A fond farewell to Phil England

More than 100 old friends and colleagues attended the funeral of Phil England at Mortlake Crematorium and the reception afterwards at Tamesis Club on Friday 20 June. They were welcomed at the Crematorium Chapel by Phil’s sons Adrian and Anthony and daughter Georgina and had responded to their request to wear brightly coloured ties and clothes in memory of their father. The service, which was conducted by the Rev. Ernest Forward, began with the hymn “Lord of all hopefulness” and ended with William Blake’s “Jerusalem”, included moving tributes to their father by Adrian, Georgina and Anthony.

At the reception, Brian Southcott, who had joined Tamesis some 10 years before Phil, and his late wife, Jean, recalled that at that time the club had no working toilets, only Elsans. He and Phil were each given a weekly task to do before the members arrived for sailing. Brian drew the more pleasant job of trundling several tanks of fresh water from Carter’s Boathouse. Phil was made responsible emptying the Elsans from the ladies’ changing room which was then in a gypsy caravan on the lawn!

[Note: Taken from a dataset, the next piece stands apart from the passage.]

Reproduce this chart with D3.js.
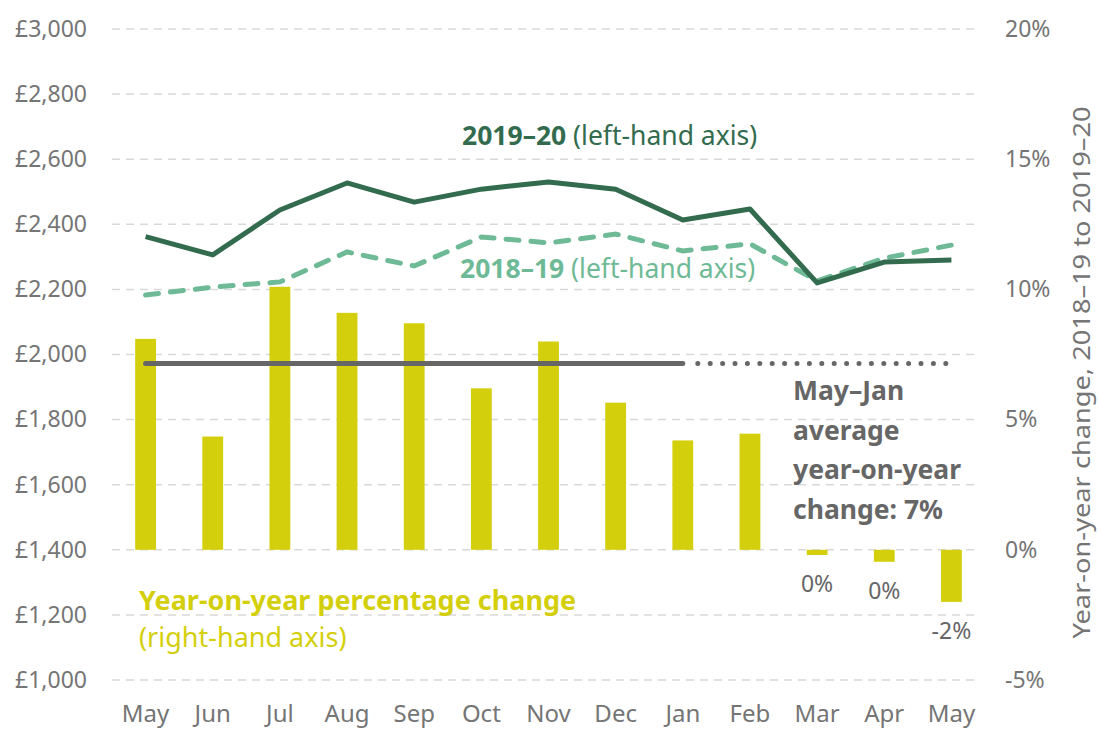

When Carter’s Boathouse and lands were put up for sale Phil agreed with BP, the eventual buyer, not to attend the auction, leaving BP as the sole purchaser at a cheap price. BP then installed running water and electricity to Tamesis as an extension of their own supply.

In those days the Tamesis buildings were on an island surrounded by a stream running from the backwater next to Ariel to the stream surrounding Trowlock Island. The land was also engulfed by a mass of willow trees which had to be felled to create a car park and new entrance. One old member, Dick Marshall, an ex-Burma Chindit, could fell a tree in the time it took 20 other members to do the same.

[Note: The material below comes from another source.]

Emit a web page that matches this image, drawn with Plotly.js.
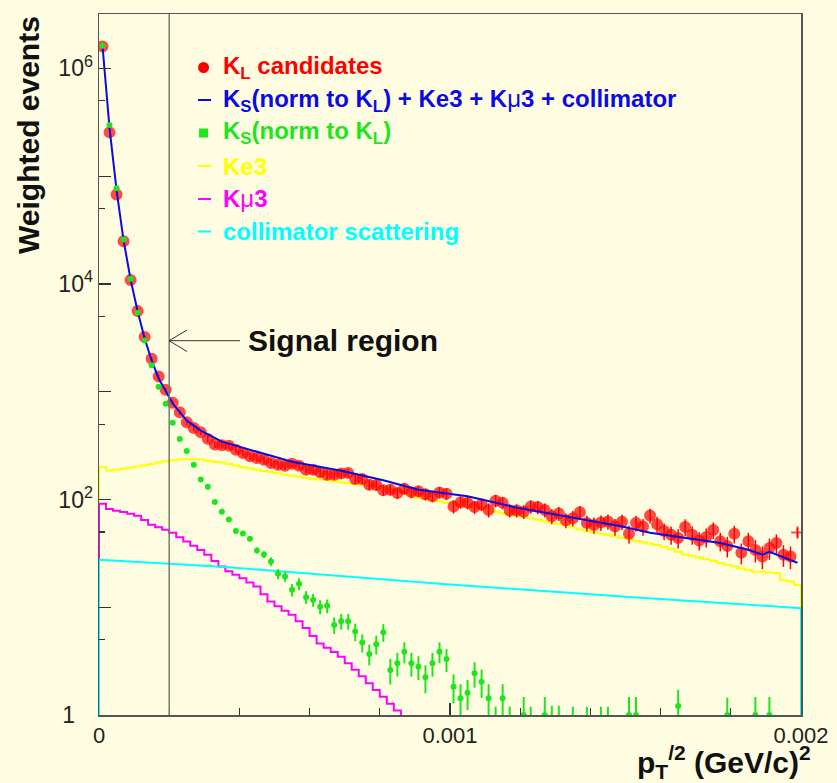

Phil’s next enthusiastic development was to replace the tumbledown men’s changing rooms and camp shedding along the river frontage. As chairman or the RYA’s Sailing and Racing Committee Brian was able to arrange for Phil to meet the Sports Council members to discuss funding for sailing clubs and Phil charmed them into funding new changing rooms and a boat shed, the original building of which had given birth to Uffa’s Spoon, presented by Uffa Fox, for the biggest gaffe of the year. Phil also persuaded the members of the Council that Tamesis, which had the strongest Cadet fleet in the country, needed a new boat shed in which to build and keep their boats, and they agreed to meet half the cost.

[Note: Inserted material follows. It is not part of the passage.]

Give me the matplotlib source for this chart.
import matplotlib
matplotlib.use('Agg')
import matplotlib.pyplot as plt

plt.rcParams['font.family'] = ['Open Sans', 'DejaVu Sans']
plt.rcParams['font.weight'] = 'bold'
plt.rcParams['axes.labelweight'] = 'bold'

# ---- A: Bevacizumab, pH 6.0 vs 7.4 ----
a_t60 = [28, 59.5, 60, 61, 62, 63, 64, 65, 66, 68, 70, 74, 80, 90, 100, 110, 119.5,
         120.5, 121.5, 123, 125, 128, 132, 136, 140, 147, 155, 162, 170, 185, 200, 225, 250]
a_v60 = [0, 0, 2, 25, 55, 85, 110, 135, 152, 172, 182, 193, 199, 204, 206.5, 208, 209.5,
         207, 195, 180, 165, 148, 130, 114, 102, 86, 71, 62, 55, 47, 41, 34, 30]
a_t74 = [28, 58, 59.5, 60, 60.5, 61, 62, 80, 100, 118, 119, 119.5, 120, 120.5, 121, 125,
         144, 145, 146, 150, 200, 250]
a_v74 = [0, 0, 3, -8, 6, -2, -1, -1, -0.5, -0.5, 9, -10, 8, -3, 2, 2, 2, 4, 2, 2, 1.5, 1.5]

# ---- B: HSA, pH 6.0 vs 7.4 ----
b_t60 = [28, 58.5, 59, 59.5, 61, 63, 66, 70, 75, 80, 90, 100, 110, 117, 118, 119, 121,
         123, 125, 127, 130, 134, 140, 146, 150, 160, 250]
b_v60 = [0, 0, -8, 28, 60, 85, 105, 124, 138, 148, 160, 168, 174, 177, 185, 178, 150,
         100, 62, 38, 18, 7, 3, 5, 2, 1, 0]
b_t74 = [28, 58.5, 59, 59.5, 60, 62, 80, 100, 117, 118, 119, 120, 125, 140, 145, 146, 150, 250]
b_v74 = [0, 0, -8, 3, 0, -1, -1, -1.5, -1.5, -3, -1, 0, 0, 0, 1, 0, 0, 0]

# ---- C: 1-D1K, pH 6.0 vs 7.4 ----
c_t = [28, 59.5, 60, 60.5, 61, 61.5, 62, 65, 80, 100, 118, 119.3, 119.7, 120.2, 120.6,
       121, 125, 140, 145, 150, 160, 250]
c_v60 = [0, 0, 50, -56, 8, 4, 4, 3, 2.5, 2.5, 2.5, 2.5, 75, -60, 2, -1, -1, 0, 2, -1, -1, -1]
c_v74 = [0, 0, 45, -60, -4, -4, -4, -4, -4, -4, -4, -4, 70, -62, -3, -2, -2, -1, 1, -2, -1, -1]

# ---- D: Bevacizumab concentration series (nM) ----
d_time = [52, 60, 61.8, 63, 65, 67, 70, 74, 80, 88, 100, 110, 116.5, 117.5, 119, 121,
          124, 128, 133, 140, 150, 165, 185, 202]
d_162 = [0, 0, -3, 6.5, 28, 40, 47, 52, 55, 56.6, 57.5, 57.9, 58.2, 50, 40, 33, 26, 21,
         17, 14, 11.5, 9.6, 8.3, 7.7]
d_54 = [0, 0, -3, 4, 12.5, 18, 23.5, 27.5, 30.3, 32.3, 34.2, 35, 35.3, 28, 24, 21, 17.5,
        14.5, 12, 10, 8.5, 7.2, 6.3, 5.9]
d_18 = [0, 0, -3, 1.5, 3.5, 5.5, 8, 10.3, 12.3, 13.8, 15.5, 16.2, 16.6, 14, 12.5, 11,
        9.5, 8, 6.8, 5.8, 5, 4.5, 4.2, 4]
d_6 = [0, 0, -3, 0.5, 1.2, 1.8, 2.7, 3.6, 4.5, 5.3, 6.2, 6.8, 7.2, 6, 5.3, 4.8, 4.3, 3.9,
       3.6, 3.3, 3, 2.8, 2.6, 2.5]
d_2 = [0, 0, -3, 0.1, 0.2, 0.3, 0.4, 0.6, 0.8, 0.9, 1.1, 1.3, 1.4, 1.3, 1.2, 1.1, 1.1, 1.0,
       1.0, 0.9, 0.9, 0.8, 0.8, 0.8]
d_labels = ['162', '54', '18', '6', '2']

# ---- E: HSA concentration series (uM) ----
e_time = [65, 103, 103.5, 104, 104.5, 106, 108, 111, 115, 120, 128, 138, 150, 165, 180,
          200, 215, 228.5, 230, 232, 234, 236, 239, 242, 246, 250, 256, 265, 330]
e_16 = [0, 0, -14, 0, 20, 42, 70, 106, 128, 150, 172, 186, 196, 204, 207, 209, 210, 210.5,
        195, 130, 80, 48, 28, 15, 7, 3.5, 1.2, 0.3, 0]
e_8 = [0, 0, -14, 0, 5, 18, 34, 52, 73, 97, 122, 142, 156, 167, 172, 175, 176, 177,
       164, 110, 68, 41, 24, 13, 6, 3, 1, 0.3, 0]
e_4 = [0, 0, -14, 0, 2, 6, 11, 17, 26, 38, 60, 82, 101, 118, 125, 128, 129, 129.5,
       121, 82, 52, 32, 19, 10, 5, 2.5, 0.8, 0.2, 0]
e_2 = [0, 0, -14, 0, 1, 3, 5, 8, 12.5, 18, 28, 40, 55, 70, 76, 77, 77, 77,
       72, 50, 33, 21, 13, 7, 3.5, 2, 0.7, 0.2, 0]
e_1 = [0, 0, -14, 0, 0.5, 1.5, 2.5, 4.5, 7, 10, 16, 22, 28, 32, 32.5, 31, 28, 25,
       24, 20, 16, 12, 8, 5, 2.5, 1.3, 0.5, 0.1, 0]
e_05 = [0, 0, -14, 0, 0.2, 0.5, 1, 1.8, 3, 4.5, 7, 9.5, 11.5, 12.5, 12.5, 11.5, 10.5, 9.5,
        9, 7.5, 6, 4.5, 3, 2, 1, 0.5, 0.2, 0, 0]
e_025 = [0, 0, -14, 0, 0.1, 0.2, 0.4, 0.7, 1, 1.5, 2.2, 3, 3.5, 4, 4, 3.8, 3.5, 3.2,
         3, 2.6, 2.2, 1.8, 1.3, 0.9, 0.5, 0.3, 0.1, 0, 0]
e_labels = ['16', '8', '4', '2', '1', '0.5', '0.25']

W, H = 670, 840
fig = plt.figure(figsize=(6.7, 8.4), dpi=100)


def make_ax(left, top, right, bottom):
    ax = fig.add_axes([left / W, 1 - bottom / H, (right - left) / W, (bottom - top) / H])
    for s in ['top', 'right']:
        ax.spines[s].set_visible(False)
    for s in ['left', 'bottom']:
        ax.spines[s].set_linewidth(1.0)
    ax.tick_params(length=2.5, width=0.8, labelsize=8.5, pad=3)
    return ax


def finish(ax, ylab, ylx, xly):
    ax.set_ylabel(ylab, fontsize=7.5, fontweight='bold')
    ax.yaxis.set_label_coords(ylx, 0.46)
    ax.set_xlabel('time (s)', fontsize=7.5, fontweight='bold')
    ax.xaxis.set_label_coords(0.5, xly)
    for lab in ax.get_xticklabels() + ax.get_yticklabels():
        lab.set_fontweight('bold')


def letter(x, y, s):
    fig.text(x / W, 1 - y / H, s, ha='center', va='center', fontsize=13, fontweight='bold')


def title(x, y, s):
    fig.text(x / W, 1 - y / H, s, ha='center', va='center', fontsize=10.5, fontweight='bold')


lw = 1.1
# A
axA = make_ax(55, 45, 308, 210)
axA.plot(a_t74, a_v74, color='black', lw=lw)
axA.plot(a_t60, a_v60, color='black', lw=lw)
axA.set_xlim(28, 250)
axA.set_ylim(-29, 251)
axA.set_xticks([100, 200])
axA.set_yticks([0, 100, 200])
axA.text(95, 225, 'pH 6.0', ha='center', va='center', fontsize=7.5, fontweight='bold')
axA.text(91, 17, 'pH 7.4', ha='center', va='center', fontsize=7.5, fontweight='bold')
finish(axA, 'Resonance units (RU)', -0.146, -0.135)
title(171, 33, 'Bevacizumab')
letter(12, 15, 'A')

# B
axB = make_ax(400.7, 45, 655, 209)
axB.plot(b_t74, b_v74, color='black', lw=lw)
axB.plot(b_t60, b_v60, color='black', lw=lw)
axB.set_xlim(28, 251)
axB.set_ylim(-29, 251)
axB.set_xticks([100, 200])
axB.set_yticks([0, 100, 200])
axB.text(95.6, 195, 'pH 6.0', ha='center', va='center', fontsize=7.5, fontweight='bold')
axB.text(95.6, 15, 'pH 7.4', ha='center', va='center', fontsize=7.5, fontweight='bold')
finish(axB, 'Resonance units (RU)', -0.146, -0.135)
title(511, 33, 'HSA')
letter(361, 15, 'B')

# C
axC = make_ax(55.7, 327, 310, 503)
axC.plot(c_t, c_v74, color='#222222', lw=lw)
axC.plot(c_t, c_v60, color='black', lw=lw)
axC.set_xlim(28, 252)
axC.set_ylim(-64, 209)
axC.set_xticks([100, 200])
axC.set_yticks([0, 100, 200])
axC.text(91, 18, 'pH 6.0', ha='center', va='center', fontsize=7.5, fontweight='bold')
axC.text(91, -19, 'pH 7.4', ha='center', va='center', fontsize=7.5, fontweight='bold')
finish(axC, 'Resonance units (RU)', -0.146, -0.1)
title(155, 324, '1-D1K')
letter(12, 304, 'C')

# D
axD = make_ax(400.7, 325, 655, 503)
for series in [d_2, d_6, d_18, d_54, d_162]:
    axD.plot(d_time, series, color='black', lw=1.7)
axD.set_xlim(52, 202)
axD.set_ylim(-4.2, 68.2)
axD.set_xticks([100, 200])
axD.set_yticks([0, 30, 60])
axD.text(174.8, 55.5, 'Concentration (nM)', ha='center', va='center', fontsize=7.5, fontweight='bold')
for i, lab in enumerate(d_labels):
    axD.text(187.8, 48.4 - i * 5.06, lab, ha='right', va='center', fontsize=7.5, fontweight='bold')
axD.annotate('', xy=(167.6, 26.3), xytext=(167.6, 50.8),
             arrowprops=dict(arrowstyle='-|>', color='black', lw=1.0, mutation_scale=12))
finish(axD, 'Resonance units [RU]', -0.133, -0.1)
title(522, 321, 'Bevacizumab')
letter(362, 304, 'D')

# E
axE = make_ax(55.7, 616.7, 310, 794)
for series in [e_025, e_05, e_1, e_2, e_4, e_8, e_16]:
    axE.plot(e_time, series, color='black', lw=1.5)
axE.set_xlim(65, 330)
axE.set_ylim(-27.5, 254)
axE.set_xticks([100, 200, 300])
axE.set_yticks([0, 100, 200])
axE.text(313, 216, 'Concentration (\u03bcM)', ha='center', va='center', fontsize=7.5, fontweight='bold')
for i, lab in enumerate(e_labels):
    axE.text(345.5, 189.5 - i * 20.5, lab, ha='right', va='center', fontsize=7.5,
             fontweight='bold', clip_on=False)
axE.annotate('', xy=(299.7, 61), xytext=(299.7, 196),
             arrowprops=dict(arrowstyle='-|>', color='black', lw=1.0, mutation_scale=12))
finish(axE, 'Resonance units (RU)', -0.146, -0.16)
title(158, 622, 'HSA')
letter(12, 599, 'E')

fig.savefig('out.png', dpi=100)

Phil then turned to re-designing the old clubhouse and the replacement of the old kitchen and bar. He founded the Wednesday Working Party to harness the skills of retired members in maintaining and repairing the club buildings, retiring for lunch at a local pub. After 12 gruelling weeks at various hospitals in May and June, Phil finally showed us what he was made of by going to just one more lunch before taking up his final mooring.

Brian concluded by reading an Ode to Phil before proposing a toast to the memory of the club’s much loved Captain.

Tamesis Commodore Stewart Colley thanked Brian for his moving address and all those who had helped to organize the reception.
Phil’s tremendous contributions to the rebuilding of the Clubhouse were also recognized by a decision to call the new bar after him. Phil’s Bar was officially opened on 15 February 2009.